Like some Innsmouth elder royal Neptune princess
With that air elemental aura (she'd make a great Ariel in Shakespeare's Tempest), Lowry is both uncanny and inviting, innocent and corrupting, the babysitter from the 70s my little brother and I prayed for as my mom made her round of early evening phone calls. We only got her around 1/3 of the time but when we did our stomachs sank with queasy dread. Whether she'd be in the mood to play her dangerous Go Ask Alice-style games with us rather than staying on the phone all night or hanging out on the porch with some sketchy boyfriend was another story. But if Jupiter aligned with Mars and she was ready to focus her loving laser beam attention upon us, then it was like some magic new dimension was opened in the Kuersten house, like she alone had a key to a secret door in the hallway wall that led to where all the cool stuff was.

Lowry has that same vibe, an open book of forbidden but benign ambivalence that puts her past our reach even while making her as accessible as all outdoors; she can dive merrily into the depths of depravity and horror and escape unscathed, like Daniel in the lion's den. As long as we don't try to pull her out of it, no harm will come to either of us. If we step in, we'll get hurt.
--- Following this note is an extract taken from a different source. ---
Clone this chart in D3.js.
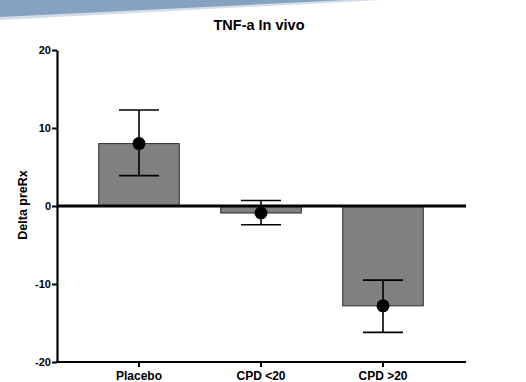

Shivers - during the transformation from sexually available but professional nurse to uninhibited maenad orgiast.
Toots, my darling, I was only eight years-old and didn't understand but I still hated the implied ascension to older man leering implied in the your acceptance of a quasi-derogatory nickname (I was always trying to come up with a different one) clearly given by a much older man, like a pissed off patron of a table she's waiting on at a roadside diner. Toots, I hated having to say that name to address you, my froggy voice stringy anchored by sublime pre-sexual adoration.

Mom stopped volunteering at that runaway shelter when we moved to NJ in 1980, a fitting analogy. I was 13, so bye-bye cool wild flower power kiss you-on-the-mouth babysitters and hello slasher craze sober virgin final girls making sure we did all our homework and went to bed on time and then we lay  awake, terrified anyway. The early 80s: devil worship wasn't 'fun' with denim babysitters anymore, but the province of icky child molesters at day care centers. The slasher craze had even formerly-louche grade school swingers afraid to go upstairs at night unless mom was already up there, her sewing machine humming the "all clear". Only WW2 saved me from that fear. I stopped thinking about slashers with knives and started thinking about Sgt. Rock, Sherman tanks vs. Panzers, Messerschmidts, Spitfires, B-17s. I was invulnerable when being shot at over Berlin. Figures.

Was it some kind of EC/DC House of Secrets/Tales from the Crypt, post-code/pre-code comic book comeuppance, all this terror and tub-thumping? It didn't matter which side of the censorship barrier, what was once shag carpet and wood panelling vivid--once Thulsa Doom snake cult decadent--was now just postage stamp size color pictures in the Overstreet Comic Book Price Guide and John Buscemi Conan the Barbarian reprints. And that was how I wanted it. Whether the one led to the other, in grand macabre twist payback paperback style I don't know. But if both sides want a thing, at least on some level, and if no one else is involved or hurt, can it still be evil, even if it kills them?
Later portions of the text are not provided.